## Problem statement
Find and return each line containing "React".
··· Extracted entries
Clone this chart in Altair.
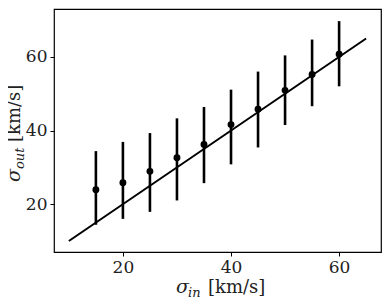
import altair as alt
import pandas as pd

# data
sigma_in = [15, 20, 25, 30, 35, 40, 45, 50, 55, 60]
sigma_out = [23.9, 25.8, 28.9, 32.6, 36.2, 41.6, 45.8, 50.9, 55.2, 60.7]
err_low = [14.4, 16.0, 17.9, 21.0, 25.7, 30.8, 35.4, 41.5, 46.6, 52.0]
err_high = [34.4, 36.9, 39.3, 43.3, 46.4, 51.1, 56.0, 60.4, 64.7, 69.7]
line_x = [10, 65]
line_y = [10, 65]
x_ticks = [20, 40, 60]
y_ticks = [20, 40, 60]

FONT = "DejaVu Serif"
W, H = 327, 243

pts = pd.DataFrame({"x": sigma_in, "y": sigma_out, "lo": err_low, "hi": err_high})
ln = pd.DataFrame({"x": line_x, "y": line_y})

xs = alt.Scale(domain=[7.25, 67.75], nice=False, zero=False)
ys = alt.Scale(domain=[7.0, 73.0], nice=False, zero=False)

axis_common = dict(grid=False, tickSize=4, tickColor="black", tickWidth=1,
                   labelFont=FONT, labelFontSize=17, labelColor="#222222",
                   domain=False, labelPadding=3, title=None)
xaxis = alt.Axis(values=x_ticks, **axis_common)
yaxis = alt.Axis(values=y_ticks, **axis_common)

base_x = alt.X("x:Q", scale=xs, axis=xaxis)
base_y = alt.Y("y:Q", scale=ys, axis=yaxis)

line = alt.Chart(ln).mark_line(color="black", strokeWidth=2).encode(x=base_x, y=base_y)
bars = alt.Chart(pts).mark_rule(color="black", strokeWidth=2.6).encode(
    x=alt.X("x:Q", scale=xs, axis=xaxis),
    y=alt.Y("lo:Q", scale=ys, axis=yaxis),
    y2="hi:Q",
)
dots = alt.Chart(pts).mark_circle(color="black", opacity=1, size=48).encode(x=base_x, y=base_y)

def txt(s, x, y, size, italic=False, angle=0):
    kw = dict(text=s, font=FONT, fontSize=size, color="#222222", align="left",
              baseline="alphabetic")
    if italic:
        kw["fontStyle"] = "italic"
    if angle:
        kw["angle"] = angle
    return alt.Chart(ln).transform_filter("datum.x == 10").mark_text(**kw).encode(
        x=alt.value(x), y=alt.value(y))

titles = [
    txt("σ", 122, 284, 19, italic=True),
    txt("in", 134, 288, 13, italic=True),
    txt("[km/s]", 154, 284, 18),
    txt("σ", -34, 173, 19, italic=True, angle=270),
    txt("out", -30, 160, 13, italic=True, angle=270),
    txt("[km/s]", -34, 133, 18, angle=270),
]

chart = alt.layer(line, bars, dots, *titles).properties(
    width=W, height=H,
    autosize=alt.AutoSizeParams(type="none"),
    padding={"left": 46, "top": 1, "right": 1, "bottom": 47},
).configure_view(stroke="black", strokeWidth=1.2)

chart.save("out.html", embed_options={"renderer": "svg", "actions": False})
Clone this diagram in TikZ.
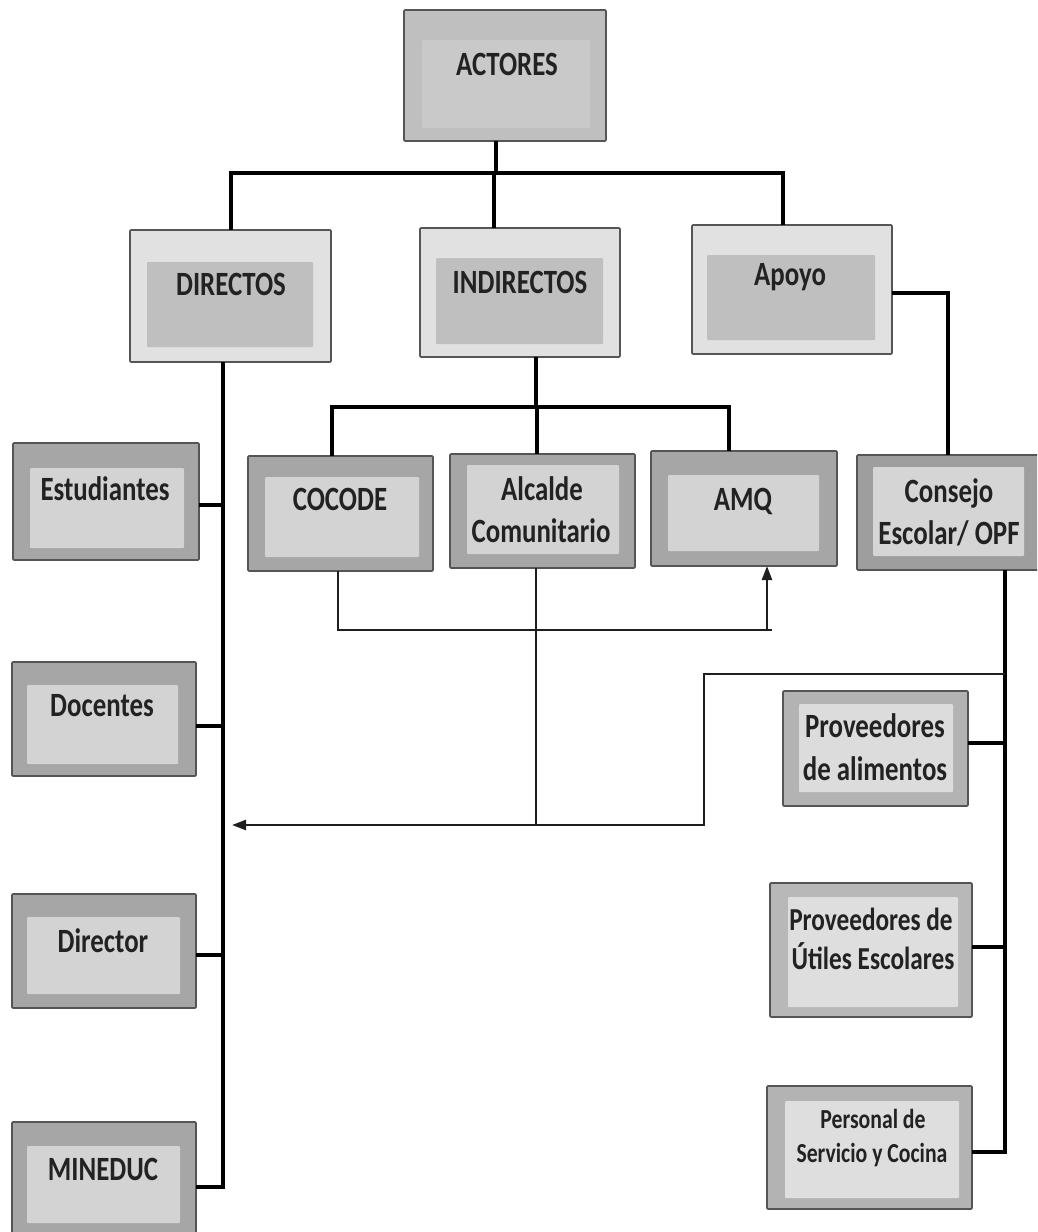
\documentclass[tikz,border=0pt]{standalone}
\usepackage{fontspec}
\setmainfont{Carlito}[FakeStretch=0.79]
\usetikzlibrary{arrows.meta}
\definecolor{bord}{HTML}{555555}
\definecolor{txt}{HTML}{222222}
\definecolor{gA}{HTML}{A6A6A6}
\definecolor{gB}{HTML}{D3D3D3}
\definecolor{gL}{HTML}{E1E1E1}
\definecolor{gM}{HTML}{BFBFBF}
\tikzset{
  ob/.style={draw=bord, line width=1.6pt, rounded corners=1pt, inner sep=0pt, outer sep=0pt},
  inset/.style n args={5}{path picture={\fill[#1] ([xshift=#2,yshift=-#3]path picture bounding box.north west) rectangle ([xshift=-#4,yshift=#5]path picture bounding box.south east);}},
  lbl/.style={anchor=base, inner sep=0pt, text=txt, font=\fontsize{34}{40}\selectfont\bfseries},
  lblm/.style={lbl, font=\fontsize{32}{38}\selectfont\bfseries},
  lbls/.style={lbl, font=\fontsize{27.5}{33}\selectfont\bfseries},
  thickline/.style={line width=4pt, black},
  midline/.style={line width=3.6pt, black},
  thinline/.style={line width=2.4pt, black!88},
  tip/.style={-{Triangle[length=14pt,width=10pt]}}
}
\begin{document}
\begin{tikzpicture}[x=1pt,y=-1pt]
\useasboundingbox (0,0) rectangle (1037,1232);
\clip (0,0) rectangle (1037,1232);
% top level
\node[ob, fill=gM, minimum width=202pt, minimum height=131pt, inset={gM!85!white}{18pt}{30pt}{16pt}{13pt}] (actores) at (505,75.5) {};
\node[ob, fill=gL, minimum width=201pt, minimum height=132pt, inset={gM}{17pt}{32pt}{18pt}{15pt}] (directos) at (230.5,296) {};
\node[ob, fill=gL, minimum width=200pt, minimum height=129pt, inset={gM}{16pt}{30pt}{17pt}{13pt}] (indirectos) at (520,292.5) {};
\node[ob, fill=gL, minimum width=200pt, minimum height=129pt, inset={gM}{15pt}{30pt}{17pt}{14pt}] (apoyo) at (792,289.5) {};
% left column
\node[ob, fill=gA, minimum width=186pt, minimum height=117pt, inset={gB}{17pt}{25pt}{15pt}{12pt}] (estudiantes) at (106,501.5) {};
\node[ob, fill=gA, minimum width=184pt, minimum height=114pt, inset={gB}{15pt}{23pt}{18pt}{12pt}] (docentes) at (104,719) {};
\node[ob, fill=gA, minimum width=184pt, minimum height=114pt, inset={gB}{15pt}{23pt}{16pt}{14pt}] (director) at (104,951) {};
\node[ob, fill=gA, minimum width=184pt, minimum height=118pt, inset={gB}{15pt}{24pt}{16pt}{17pt}] (mineduc) at (104,1181) {};
% middle row
\node[ob, fill=gA, minimum width=185pt, minimum height=115pt, inset={gB}{17pt}{21pt}{14pt}{14pt}] (cocode) at (340.5,513.5) {};
\node[ob, fill=gA, minimum width=185pt, minimum height=114pt, inset={gB}{17pt}{11pt}{16pt}{14pt}] (alcalde) at (542.5,511) {};
\node[ob, fill=gA, minimum width=186pt, minimum height=115pt, inset={gB}{17pt}{24pt}{18pt}{15pt}] (amq) at (744,508.5) {};
\node[ob, fill=gA!95!black, minimum width=188pt, minimum height=115pt, inset={gB!95!white}{16pt}{12pt}{21pt}{14pt}] (consejo) at (951,512.5) {};
% right column
\node[ob, fill=gA!85!white, minimum width=185pt, minimum height=115pt, inset={gB!80!white}{16pt}{13pt}{15pt}{14pt}] (alimentos) at (875.5,748.5) {};
\node[ob, fill=gA!80!white, minimum width=202pt, minimum height=134pt, inset={gB!75!white}{18pt}{14pt}{14pt}{10pt}] (utiles) at (871,950) {};
\node[ob, fill=gA!85!white, minimum width=205pt, minimum height=123pt, inset={gB!75!white}{18pt}{15pt}{13pt}{11pt}] (personal) at (869.5,1147.5) {};
% labels
\node[lbl] (tActores) at (507,75) {ACTORES};
\node[lbl] (tDirectos) at (231,295) {DIRECTOS};
\node[lbl] (tIndirectos) at (520,293) {INDIRECTOS};
\node[lbl] (tApoyo) at (790,285) {Apoyo};
\node[lbl] (tEst) at (105,500) {Estudiantes};
\node[lbl] (tDoc) at (102,716) {Docentes};
\node[lbl] (tDir) at (103,952) {Director};
\node[lbl] (tMin) at (103,1180) {MINEDUC};
\node[lbl] (tCoc) at (340,510) {COCODE};
\node[lbl] (tAlc1) at (542,500) {Alcalde};
\node[lbl] (tAlc2) at (541,542) {Comunitario};
\node[lbl] (tAmq) at (743,510) {AMQ};
\node[lbl] (tCon1) at (949,502) {Consejo};
\node[lbl] (tCon2) at (949,544) {Escolar/ OPF};
\node[lbl] (tAli1) at (875,737) {Proveedores};
\node[lbl] (tAli2) at (875,780) {de alimentos};
\node[lblm] (tUti1) at (871,930) {Proveedores de};
\node[lblm] (tUti2) at (873,969) {Útiles Escolares};
\node[lbls] (tPer1) at (873,1128) {Personal de};
\node[lbls] (tPer2) at (872,1162) {Servicio y Cocina};
% top tree
\draw[thickline] ([xshift=-9pt]actores.south) -- ([xshift=-9pt]actores.south |- 0,173);
\draw[thickline] (directos.north) -- (directos.north |- 0,173) -- ([xshift=-9pt]apoyo.north |- 0,173) -- ([xshift=-9pt]apoyo.north);
\draw[thickline] ([xshift=-26pt]indirectos.north) -- ([xshift=-26pt]indirectos.north |- 0,173);
% indirectos tree
\draw[thickline] ([xshift=16pt]indirectos.south) -- ([xshift=16pt]indirectos.south |- 0,407);
\draw[thickline] ([xshift=-8.5pt]cocode.north) -- ([xshift=-8.5pt]cocode.north |- 0,407) -- ([xshift=-15pt]amq.north |- 0,407) -- ([xshift=-15pt]amq.north);
\draw[thickline] ([xshift=-6pt]alcalde.north) -- ([xshift=-6pt]alcalde.north |- 0,407);
% apoyo to consejo
\draw[thickline] ([yshift=-3.5pt]apoyo.east) -- ([yshift=-3.5pt]apoyo.east -| 948,0) -- ([xshift=-3pt]consejo.north);
% directos trunk
\coordinate (trD) at ([xshift=-7.5pt]directos.south);
\draw[midline] (trD) -- (trD |- 0,1187) -- ([yshift=-6pt]mineduc.east);
\draw[midline] ([yshift=-3.5pt]estudiantes.east) -- ([yshift=-3.5pt]estudiantes.east -| trD);
\draw[midline] ([yshift=-7pt]docentes.east) -- ([yshift=-7pt]docentes.east -| trD);
\draw[midline] ([yshift=-4pt]director.east) -- ([yshift=-4pt]director.east -| trD);
% consejo trunk
\coordinate (trC) at ([xshift=54pt]consejo.south);
\draw[midline] (trC) -- (trC |- 0,1152) -- ([yshift=-4.5pt]personal.east);
\draw[midline] ([yshift=5.5pt]alimentos.east) -- ([yshift=5.5pt]alimentos.east -| trC);
\draw[midline] ([yshift=3pt]utiles.east) -- ([yshift=3pt]utiles.east -| trC);
% thin connectors
\draw[thinline, tip] ([xshift=-2.5pt]cocode.south) -- ([xshift=-2.5pt]cocode.south |- 0,630) -- ([xshift=23pt]amq.south |- 0,630) -- ([xshift=23pt]amq.south);
\draw[thinline] ([xshift=23pt]amq.south |- 0,630) -- ++(5,0);
\draw[thinline] ([xshift=-6.5pt]alcalde.south) -- ([xshift=-6.5pt]alcalde.south |- 0,825);
\draw[thinline, tip] (trC |- 0,674) -- (704,674) -- (704,825) -- ([xshift=9pt]trD |- 0,825);
\end{tikzpicture}
\end{document}
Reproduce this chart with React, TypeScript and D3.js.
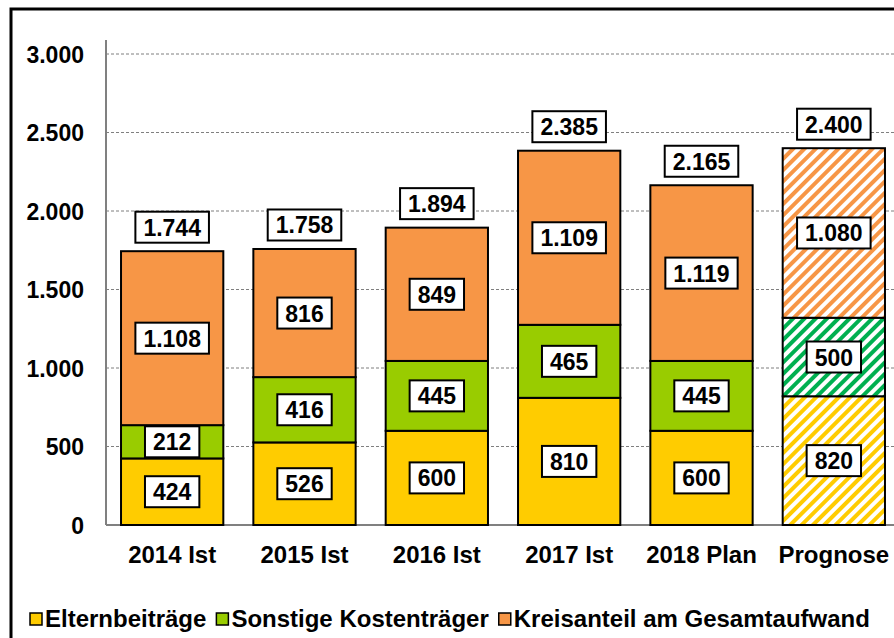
import React from 'react';
import * as d3 from 'd3';

const CATEGORIES = ['2014 Ist', '2015 Ist', '2016 Ist', '2017 Ist', '2018 Plan', 'Prognose'];
const ELTERN = [424, 526, 600, 810, 600, 820];
const SONSTIGE = [212, 416, 445, 465, 445, 500];
const KREIS = [1108, 816, 849, 1109, 1119, 1080];
const TOTALS = [1744, 1758, 1894, 2385, 2165, 2400];
const Y_TICKS = [0, 500, 1000, 1500, 2000, 2500, 3000];
const SERIES = ['Elternbeiträge', 'Sonstige Kostenträger', 'Kreisanteil am Gesamtaufwand'];
const COLORS = ['#FFCC00', '#99CC00', '#F79646'];
const HATCH_COLORS = ['#FFCC00', '#00B050', '#F79646'];
const FORECAST = 'Prognose';

const W = 894;
const H = 638;
const FONT = 'Arial, "Liberation Sans", sans-serif';
const FS_BOX = 23;
const FS_AXIS = 23;
const FS_CAT = 24;
const FS_LEG = 24;

const fmt = (v: number) => d3.format(',')(v).replace(/,/g, '.');

let ctx: CanvasRenderingContext2D | null = null;
function textW(s: string, size: number) {
  if (!ctx) ctx = document.createElement('canvas').getContext('2d');
  if (!ctx) return s.length * size * 0.55;
  ctx.font = `bold ${size}px "Liberation Sans", Arial, sans-serif`;
  return ctx.measureText(s).width;
}

function LabelBox({ x, y, text }: { x: number; y: number; text: string }) {
  const w = textW(text, FS_BOX) + 16;
  const h = 31;
  return (
    <g>
      <rect x={x - w / 2} y={y - h / 2} width={w} height={h} fill="#fff" stroke="#000" strokeWidth={2} />
      <text x={x} y={y + 8.5} textAnchor="middle" fontSize={FS_BOX} fontWeight="bold" fontFamily={FONT} fill="#000">
        {text}
      </text>
    </g>
  );
}

export default function App() {
  const margin = { left: 106, right: -6, top: 54, bottom: 113 };
  const x = d3.scaleBand<string>()
    .domain(CATEGORIES)
    .range([margin.left, W - margin.right])
    .paddingInner(0.227)
    .paddingOuter(0.1135);
  const y = d3.scaleLinear().domain([0, 3000]).range([H - margin.bottom, margin.top]);

  const stack = d3.stack<number>()
    .keys([0, 1, 2] as any)
    .value((i, k) => [ELTERN, SONSTIGE, KREIS][k as any as number][i]);
  const layers = stack(CATEGORIES.map((_, i) => i));

  // legend layout
  let lx = 30;
  const legendItems = SERIES.map((s, i) => {
    const item = { s, i, x: lx };
    lx += 15 + textW(s, FS_LEG) + 10;
    return item;
  });

  return (
    <svg width={W} height={H} style={{ position: 'absolute', left: 0, top: 0, background: '#fff' }}>
      <defs>
        {HATCH_COLORS.map((c, i) => (
          <pattern key={i} id={`hatch${i}`} patternUnits="userSpaceOnUse" width={8} height={8}
            patternTransform="rotate(45)">
            <rect width={8} height={8} fill="#fff" />
            <rect width={4} height={8} fill={c} />
          </pattern>
        ))}
      </defs>

      {/* outer frame */}
      <rect x={11} y={9} width={W + 10} height={H + 10} fill="none" stroke="#000" strokeWidth={3} />

      {/* grid */}
      {Y_TICKS.filter(t => t > 0).map(t => (
        <line key={t} x1={margin.left} x2={W} y1={y(t)} y2={y(t)}
          stroke="#7f7f7f" strokeWidth={1} strokeDasharray="3,2" />
      ))}

      {/* axes */}
      <line x1={margin.left} x2={margin.left} y1={40} y2={y(0)} stroke="#808080" strokeWidth={2} />
      <line x1={margin.left} x2={W} y1={y(0)} y2={y(0)} stroke="#808080" strokeWidth={2} />

      {Y_TICKS.map(t => (
        <text key={t} x={84} y={y(t) + 8.5} textAnchor="end" fontSize={FS_AXIS} fontWeight="bold" fontFamily={FONT}>
          {fmt(t)}
        </text>
      ))}

      {CATEGORIES.map(c => (
        <text key={c} x={(x(c) ?? 0) + x.bandwidth() / 2} y={y(0) + 38} textAnchor="middle"
          fontSize={FS_CAT} fontWeight="bold" fontFamily={FONT}>
          {c}
        </text>
      ))}

      {/* bars */}
      {layers.map((layer, k) => layer.map((d, i) => {
        const c = CATEGORIES[i];
        const fill = c === FORECAST ? `url(#hatch${k})` : COLORS[k];
        return (
          <rect key={`${k}-${i}`} x={x(c)} y={y(d[1])} width={x.bandwidth()} height={y(d[0]) - y(d[1])}
            fill={fill} stroke="#000" strokeWidth={2} />
        );
      }))}

      {/* segment labels */}
      {layers.map((layer, k) => layer.map((d, i) => {
        const c = CATEGORIES[i];
        const v = [ELTERN, SONSTIGE, KREIS][k][i];
        return (
          <LabelBox key={`l${k}-${i}`} x={(x(c) ?? 0) + x.bandwidth() / 2} y={(y(d[0]) + y(d[1])) / 2} text={fmt(v)} />
        );
      }))}

      {/* totals */}
      {CATEGORIES.map((c, i) => (
        <LabelBox key={`t${i}`} x={(x(c) ?? 0) + x.bandwidth() / 2} y={y(d3.sum([ELTERN[i], SONSTIGE[i], KREIS[i]])) - 24}
          text={fmt(TOTALS[i])} />
      ))}

      {/* legend */}
      {legendItems.map(it => (
        <g key={it.s}>
          <rect x={it.x} y={613} width={12} height={12} fill={COLORS[it.i]} stroke="#000" strokeWidth={1.5} />
          <text x={it.x + 15} y={627} fontSize={FS_LEG} fontWeight="bold" fontFamily={FONT}>{it.s}</text>
        </g>
      ))}
    </svg>
  );
}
······
## Exercise solution
Reproduce this chart with React, TypeScript and D3.js.
import React from 'react';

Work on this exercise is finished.